------ THE INPUT ------

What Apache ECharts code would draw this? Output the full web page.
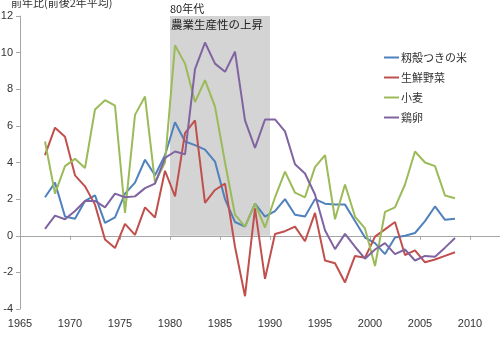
<!DOCTYPE html>
<html>
<head>
<meta charset="utf-8">
<script src="https://cdn.jsdelivr.net/npm/echarts@6/dist/echarts.min.js"></script>
<style>
  html, body { margin: 0; padding: 0; background: #fff; }
  #main { width: 500px; height: 338px; }
</style>
</head>
<body>
<div id="main"></div>
<script>
// 年（前後2年平均、年央にプロット）
var years = [];
for (var y = 1967; y <= 2008; y++) years.push(y);

var seriesNames = ['籾殻つきの米', '生鮮野菜', '小麦', '鶏卵'];
var seriesColors = ['#4F81BD', '#C0504D', '#9BBB59', '#8064A2'];

// 籾殻つきの米
var rice = [2.1, 2.9, 1.05, 0.93, 1.9, 2.2, 0.7, 1.0, 2.3, 2.9,
            4.15, 3.3, 4.4, 6.2, 5.15, 4.95, 4.7, 4.05, 2.0, 0.75,
            0.5, 1.75, 1.05, 1.35, 2.0, 1.15, 1.05, 2.0, 1.75, 1.7,
            1.7, 0.8, -0.1, -0.4, -1.0, -0.1, 0.0, 0.15, 0.8, 1.6,
            0.87, 0.93];
// 生鮮野菜
var veg = [4.4, 5.9, 5.4, 3.3, 2.7, 1.7, -0.2, -0.67, 0.65, 0.05,
           1.55, 1.0, 3.55, 2.15, 5.6, 6.3, 1.8, 2.5, 2.85, -0.6,
           -3.3, 1.5, -2.35, 0.1, 0.25, 0.5, -0.3, 1.25, -1.35, -1.5,
           -2.55, -1.1, -1.2, -0.05, 0.35, 0.75, -1.05, -0.8, -1.45, -1.3,
           -1.1, -0.9];
// 小麦
var wheat = [5.15, 2.3, 3.8, 4.2, 3.7, 6.9, 7.4, 7.1, 1.25, 6.6,
             7.6, 2.9, 4.0, 10.4, 9.4, 7.3, 8.5, 7.05, 4.0, 1.15,
             0.5, 1.75, 0.45, 2.1, 3.5, 2.35, 2.1, 3.75, 4.4, 0.9,
             2.8, 1.05, 0.4, -1.65, 1.3, 1.55, 2.8, 4.6, 4.0, 3.8,
             2.2, 2.05];
// 鶏卵
var egg = [0.38, 1.1, 0.9, 1.35, 1.9, 1.9, 1.55, 2.3, 2.1, 2.15,
           2.6, 2.85, 4.25, 4.6, 4.45, 9.1, 10.55, 9.4, 8.95, 10.05,
           6.3, 4.8, 6.35, 6.35, 5.7, 3.9, 3.4, 2.25, 0.3, -0.73,
           0.1, -0.6, -1.25, -0.75, -0.4, -1.0, -0.75, -1.35, -1.1, -1.15,
           -0.65, -0.12];

var allValues = [rice, veg, wheat, egg];

var xTicks = [1965, 2010];   // 横軸の目盛範囲（5年毎）
var yTicks = [-4, 12];       // 縦軸の範囲（目盛は2毎）
var shadeYears = [1980, 1990];
var shadeLabel = ['80年代', '農業生産性の上昇'];

var series = [];
for (var i = 0; i < seriesNames.length; i++) {
    var data = [];
    for (var j = 0; j < years.length; j++) {
        // 前後2年平均 → 年の中央
        data.push([years[j] + 0.5, allValues[i][j]]);
    }
    series.push({
        name: seriesNames[i],
        type: 'line',
        data: data,
        symbol: 'none',
        lineStyle: {width: 2, color: seriesColors[i]},
        itemStyle: {color: seriesColors[i]},
        z: 3
    });
}

// 80年代の網掛け
series[0].markArea = {
    silent: true,
    itemStyle: {color: '#D4D4D4'},
    label: {show: false},
    data: [[{xAxis: shadeYears[0], yAxis: 0}, {xAxis: shadeYears[1], yAxis: yTicks[1]}]]
};

function yearLabel(v) {
    return v <= xTicks[1] ? String(v) : '';
}

var option = {
    animation: false,
    color: seriesColors,
    grid: {left: 20, right: 0, top: 16, bottom: 29, outerBoundsMode: 'none', containLabel: false},
    textStyle: {fontFamily: '"Noto Sans CJK JP", "DejaVu Sans", sans-serif'},
    graphic: [
        {type: 'text', left: 11, top: -3, z: 100,
         style: {text: '前年比(前後2年平均)', fill: '#333', font: '11px "Noto Sans CJK JP"'}},
        {type: 'text', left: 170, top: 3, z: 100,
         style: {text: shadeLabel[0], fill: '#222', font: '11px "Noto Sans CJK JP"'}},
        {type: 'text', left: 171, top: 19, z: 100,
         style: {text: shadeLabel[1], fill: '#222', font: '11.5px "Noto Sans CJK JP"'}}
    ],
    legend: {
        orient: 'vertical',
        left: 379,
        top: 47,
        itemWidth: 15,
        itemHeight: 2,
        itemGap: 9,
        icon: 'rect',
        textStyle: {fontSize: 11, color: '#333', padding: [0, 0, 0, -3]},
        data: seriesNames
    },
    xAxis: [{
        type: 'value',
        min: xTicks[0],
        max: 2013,
        interval: 5,
        position: 'bottom',
        axisLine: {show: false, onZero: false},
        axisTick: {show: false},
        splitLine: {show: false},
        axisLabel: {color: '#333', fontSize: 11, margin: 9, fontFamily: 'Liberation Sans', formatter: yearLabel}
    }, {
        type: 'value',
        min: xTicks[0],
        max: 2013,
        interval: 5,
        position: 'top',
        axisLine: {show: true, onZero: true, lineStyle: {color: '#A6A6A6', width: 1}},
        axisTick: {show: true, inside: true, length: 4, lineStyle: {color: '#A6A6A6'}},
        axisLabel: {show: false},
        splitLine: {show: false}
    }],
    yAxis: {
        type: 'value',
        min: yTicks[0],
        max: yTicks[1],
        interval: 2,
        axisLine: {show: true, lineStyle: {color: '#A6A6A6'}},
        axisTick: {show: true, length: 4, lineStyle: {color: '#A6A6A6'}},
        splitLine: {show: false},
        axisLabel: {color: '#333', fontSize: 11, margin: 7, fontFamily: 'Liberation Sans'}
    },
    series: series
};

var myChart = echarts.init(document.getElementById('main'));
myChart.setOption(option);
</script>
</body>
</html>
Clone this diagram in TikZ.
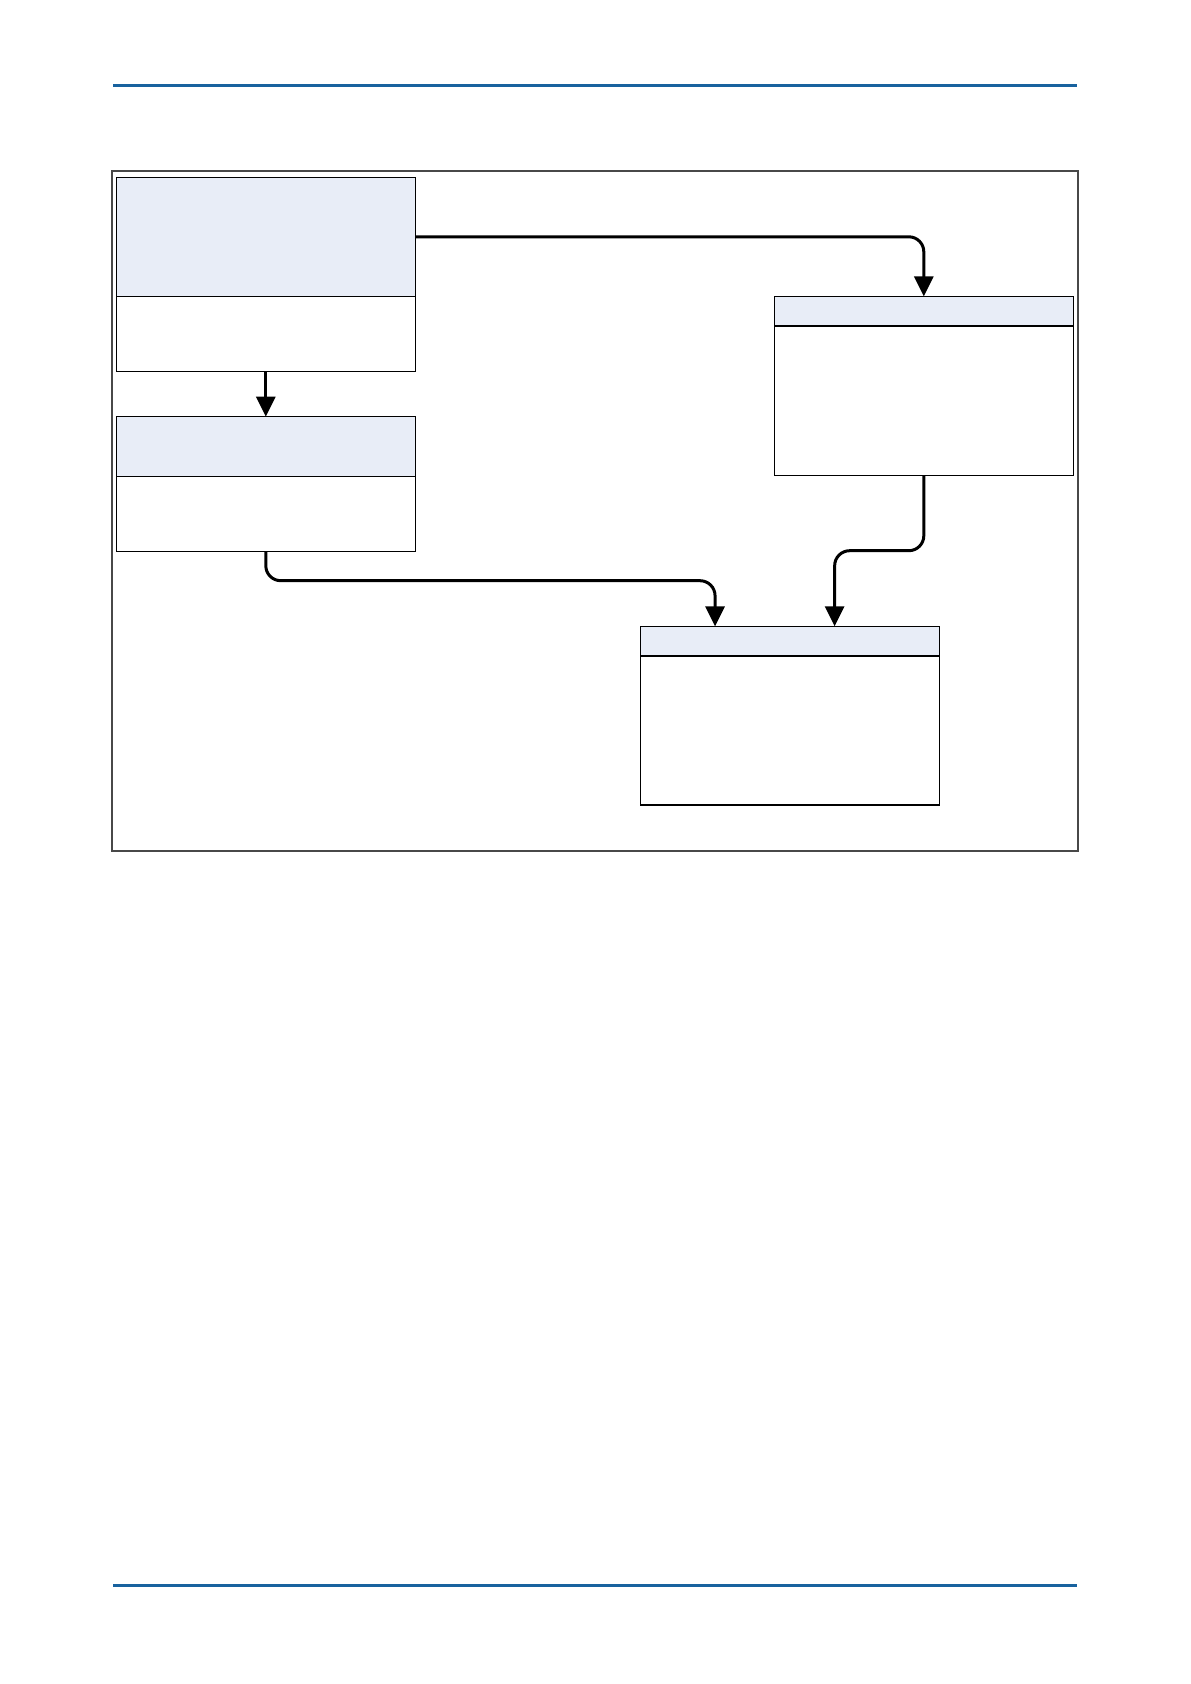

------

REQUEST
Transcribe exactly, with no pictures, the lines running from the first line of the material through the line holding "var seriesColors = ['#4F81BD', '#C0504D', '#9BBB59', '#8064A2'];".

EXPECTED OUTPUT
What Apache ECharts code would draw this? Output the full web page.
<!DOCTYPE html>
<html>
<head>
<meta charset="utf-8">
<script src="https://cdn.jsdelivr.net/npm/echarts@6/dist/echarts.min.js"></script>
<style>
  html, body { margin: 0; padding: 0; background: #fff; }
  #main { width: 500px; height: 338px; }
</style>
</head>
<body>
<div id="main"></div>
<script>
// 年（前後2年平均、年央にプロット）
var years = [];
for (var y = 1967; y <= 2008; y++) years.push(y);

var seriesNames = ['籾殻つきの米', '生鮮野菜', '小麦', '鶏卵'];
var seriesColors = ['#4F81BD', '#C0504D', '#9BBB59', '#8064A2'];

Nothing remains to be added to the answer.